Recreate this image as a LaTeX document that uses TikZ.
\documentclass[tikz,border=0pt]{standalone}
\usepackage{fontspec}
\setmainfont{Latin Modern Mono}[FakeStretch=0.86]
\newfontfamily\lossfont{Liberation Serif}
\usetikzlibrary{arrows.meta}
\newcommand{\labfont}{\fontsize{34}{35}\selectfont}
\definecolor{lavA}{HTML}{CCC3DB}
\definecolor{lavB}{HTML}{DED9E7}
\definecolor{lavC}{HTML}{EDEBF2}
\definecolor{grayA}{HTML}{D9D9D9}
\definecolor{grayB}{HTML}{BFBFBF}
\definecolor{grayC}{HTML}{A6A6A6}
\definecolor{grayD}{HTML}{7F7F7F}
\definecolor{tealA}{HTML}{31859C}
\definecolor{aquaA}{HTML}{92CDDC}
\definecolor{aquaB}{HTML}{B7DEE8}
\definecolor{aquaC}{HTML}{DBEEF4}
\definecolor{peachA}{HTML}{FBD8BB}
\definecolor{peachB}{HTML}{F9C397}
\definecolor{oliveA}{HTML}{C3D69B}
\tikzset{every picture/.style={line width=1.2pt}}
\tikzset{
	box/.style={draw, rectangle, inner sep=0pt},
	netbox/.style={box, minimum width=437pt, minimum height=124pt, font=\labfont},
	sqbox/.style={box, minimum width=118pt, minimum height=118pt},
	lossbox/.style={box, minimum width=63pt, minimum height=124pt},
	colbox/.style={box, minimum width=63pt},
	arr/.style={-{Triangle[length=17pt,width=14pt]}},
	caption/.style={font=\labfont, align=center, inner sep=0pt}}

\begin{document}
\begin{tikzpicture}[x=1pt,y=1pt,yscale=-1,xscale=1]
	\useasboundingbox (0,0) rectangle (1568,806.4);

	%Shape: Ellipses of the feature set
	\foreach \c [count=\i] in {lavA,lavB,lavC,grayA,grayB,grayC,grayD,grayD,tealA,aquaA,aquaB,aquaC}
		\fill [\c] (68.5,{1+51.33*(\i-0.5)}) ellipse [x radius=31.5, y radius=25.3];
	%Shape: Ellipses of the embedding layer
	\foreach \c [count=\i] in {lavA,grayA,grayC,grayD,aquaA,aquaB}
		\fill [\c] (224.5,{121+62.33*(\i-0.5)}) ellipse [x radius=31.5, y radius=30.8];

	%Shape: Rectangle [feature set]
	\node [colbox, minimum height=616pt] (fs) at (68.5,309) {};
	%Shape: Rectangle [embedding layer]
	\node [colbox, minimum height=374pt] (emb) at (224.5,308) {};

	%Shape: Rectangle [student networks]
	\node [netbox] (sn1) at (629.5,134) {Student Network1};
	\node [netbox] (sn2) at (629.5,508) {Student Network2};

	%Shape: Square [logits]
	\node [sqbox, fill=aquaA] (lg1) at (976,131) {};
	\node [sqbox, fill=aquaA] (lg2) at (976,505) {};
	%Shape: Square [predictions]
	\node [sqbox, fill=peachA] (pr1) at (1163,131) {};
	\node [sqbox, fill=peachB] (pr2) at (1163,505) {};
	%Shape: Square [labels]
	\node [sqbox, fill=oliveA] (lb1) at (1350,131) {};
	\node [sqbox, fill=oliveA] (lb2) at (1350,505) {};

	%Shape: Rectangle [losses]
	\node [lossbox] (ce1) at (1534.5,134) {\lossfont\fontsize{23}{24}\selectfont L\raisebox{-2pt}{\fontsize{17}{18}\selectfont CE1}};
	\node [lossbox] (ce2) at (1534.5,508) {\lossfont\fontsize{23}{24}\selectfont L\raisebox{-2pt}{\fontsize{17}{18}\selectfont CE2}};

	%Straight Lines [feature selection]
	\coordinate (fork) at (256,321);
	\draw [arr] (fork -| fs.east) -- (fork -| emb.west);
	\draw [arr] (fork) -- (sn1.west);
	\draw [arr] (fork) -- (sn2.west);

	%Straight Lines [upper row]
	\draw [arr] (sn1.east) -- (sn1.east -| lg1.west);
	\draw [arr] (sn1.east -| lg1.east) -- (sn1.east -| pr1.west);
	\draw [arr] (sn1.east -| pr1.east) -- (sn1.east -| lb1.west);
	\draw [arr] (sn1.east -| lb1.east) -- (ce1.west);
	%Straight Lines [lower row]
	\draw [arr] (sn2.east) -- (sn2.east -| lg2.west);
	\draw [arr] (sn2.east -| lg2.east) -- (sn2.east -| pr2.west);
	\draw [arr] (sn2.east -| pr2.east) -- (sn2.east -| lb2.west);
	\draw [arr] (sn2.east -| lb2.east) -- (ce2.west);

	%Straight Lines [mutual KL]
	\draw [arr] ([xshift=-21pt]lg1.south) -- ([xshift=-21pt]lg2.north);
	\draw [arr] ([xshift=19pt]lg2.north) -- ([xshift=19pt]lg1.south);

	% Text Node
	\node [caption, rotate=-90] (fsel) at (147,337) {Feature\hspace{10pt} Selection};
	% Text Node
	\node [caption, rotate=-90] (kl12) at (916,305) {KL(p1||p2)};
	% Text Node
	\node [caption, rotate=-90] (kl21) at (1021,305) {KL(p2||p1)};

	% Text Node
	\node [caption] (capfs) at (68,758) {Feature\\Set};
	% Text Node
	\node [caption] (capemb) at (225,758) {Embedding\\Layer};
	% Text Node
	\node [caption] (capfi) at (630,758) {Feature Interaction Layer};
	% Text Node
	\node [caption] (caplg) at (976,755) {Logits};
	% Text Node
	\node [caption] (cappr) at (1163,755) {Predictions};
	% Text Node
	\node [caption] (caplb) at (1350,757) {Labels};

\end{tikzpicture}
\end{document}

•••

**Problem description**: From the preceding material, extract every line exactly.

**Final result**:
Recreate this image as a LaTeX document that uses TikZ.
\documentclass[tikz,border=0pt]{standalone}
\usepackage{fontspec}
\setmainfont{Latin Modern Mono}[FakeStretch=0.86]
\newfontfamily\lossfont{Liberation Serif}
\usetikzlibrary{arrows.meta}
\newcommand{\labfont}{\fontsize{34}{35}\selectfont}
\definecolor{lavA}{HTML}{CCC3DB}
\definecolor{lavB}{HTML}{DED9E7}
\definecolor{lavC}{HTML}{EDEBF2}
\definecolor{grayA}{HTML}{D9D9D9}
\definecolor{grayB}{HTML}{BFBFBF}
\definecolor{grayC}{HTML}{A6A6A6}
\definecolor{grayD}{HTML}{7F7F7F}
\definecolor{tealA}{HTML}{31859C}
\definecolor{aquaA}{HTML}{92CDDC}
\definecolor{aquaB}{HTML}{B7DEE8}
\definecolor{aquaC}{HTML}{DBEEF4}
\definecolor{peachA}{HTML}{FBD8BB}
\definecolor{peachB}{HTML}{F9C397}
\definecolor{oliveA}{HTML}{C3D69B}
\tikzset{every picture/.style={line width=1.2pt}}
\tikzset{
	box/.style={draw, rectangle, inner sep=0pt},
	netbox/.style={box, minimum width=437pt, minimum height=124pt, font=\labfont},
	sqbox/.style={box, minimum width=118pt, minimum height=118pt},
	lossbox/.style={box, minimum width=63pt, minimum height=124pt},
	colbox/.style={box, minimum width=63pt},
	arr/.style={-{Triangle[length=17pt,width=14pt]}},
	caption/.style={font=\labfont, align=center, inner sep=0pt}}

\begin{document}
\begin{tikzpicture}[x=1pt,y=1pt,yscale=-1,xscale=1]
	\useasboundingbox (0,0) rectangle (1568,806.4);

	%Shape: Ellipses of the feature set
	\foreach \c [count=\i] in {lavA,lavB,lavC,grayA,grayB,grayC,grayD,grayD,tealA,aquaA,aquaB,aquaC}
		\fill [\c] (68.5,{1+51.33*(\i-0.5)}) ellipse [x radius=31.5, y radius=25.3];
	%Shape: Ellipses of the embedding layer
	\foreach \c [count=\i] in {lavA,grayA,grayC,grayD,aquaA,aquaB}
		\fill [\c] (224.5,{121+62.33*(\i-0.5)}) ellipse [x radius=31.5, y radius=30.8];

	%Shape: Rectangle [feature set]
	\node [colbox, minimum height=616pt] (fs) at (68.5,309) {};
	%Shape: Rectangle [embedding layer]
	\node [colbox, minimum height=374pt] (emb) at (224.5,308) {};

	%Shape: Rectangle [student networks]
	\node [netbox] (sn1) at (629.5,134) {Student Network1};
	\node [netbox] (sn2) at (629.5,508) {Student Network2};

	%Shape: Square [logits]
	\node [sqbox, fill=aquaA] (lg1) at (976,131) {};
	\node [sqbox, fill=aquaA] (lg2) at (976,505) {};
	%Shape: Square [predictions]
	\node [sqbox, fill=peachA] (pr1) at (1163,131) {};
	\node [sqbox, fill=peachB] (pr2) at (1163,505) {};
	%Shape: Square [labels]
	\node [sqbox, fill=oliveA] (lb1) at (1350,131) {};
	\node [sqbox, fill=oliveA] (lb2) at (1350,505) {};

	%Shape: Rectangle [losses]
	\node [lossbox] (ce1) at (1534.5,134) {\lossfont\fontsize{23}{24}\selectfont L\raisebox{-2pt}{\fontsize{17}{18}\selectfont CE1}};
	\node [lossbox] (ce2) at (1534.5,508) {\lossfont\fontsize{23}{24}\selectfont L\raisebox{-2pt}{\fontsize{17}{18}\selectfont CE2}};

	%Straight Lines [feature selection]
	\coordinate (fork) at (256,321);
	\draw [arr] (fork -| fs.east) -- (fork -| emb.west);
	\draw [arr] (fork) -- (sn1.west);
	\draw [arr] (fork) -- (sn2.west);

	%Straight Lines [upper row]
	\draw [arr] (sn1.east) -- (sn1.east -| lg1.west);
	\draw [arr] (sn1.east -| lg1.east) -- (sn1.east -| pr1.west);
	\draw [arr] (sn1.east -| pr1.east) -- (sn1.east -| lb1.west);
	\draw [arr] (sn1.east -| lb1.east) -- (ce1.west);
	%Straight Lines [lower row]
	\draw [arr] (sn2.east) -- (sn2.east -| lg2.west);
	\draw [arr] (sn2.east -| lg2.east) -- (sn2.east -| pr2.west);
	\draw [arr] (sn2.east -| pr2.east) -- (sn2.east -| lb2.west);
	\draw [arr] (sn2.east -| lb2.east) -- (ce2.west);

	%Straight Lines [mutual KL]
	\draw [arr] ([xshift=-21pt]lg1.south) -- ([xshift=-21pt]lg2.north);
	\draw [arr] ([xshift=19pt]lg2.north) -- ([xshift=19pt]lg1.south);

	% Text Node
	\node [caption, rotate=-90] (fsel) at (147,337) {Feature\hspace{10pt} Selection};
	% Text Node
	\node [caption, rotate=-90] (kl12) at (916,305) {KL(p1||p2)};
	% Text Node
	\node [caption, rotate=-90] (kl21) at (1021,305) {KL(p2||p1)};

	% Text Node
	\node [caption] (capfs) at (68,758) {Feature\\Set};
	% Text Node
	\node [caption] (capemb) at (225,758) {Embedding\\Layer};
	% Text Node
	\node [caption] (capfi) at (630,758) {Feature Interaction Layer};
	% Text Node
	\node [caption] (caplg) at (976,755) {Logits};
	% Text Node
	\node [caption] (cappr) at (1163,755) {Predictions};
	% Text Node
	\node [caption] (caplb) at (1350,757) {Labels};

\end{tikzpicture}
\end{document}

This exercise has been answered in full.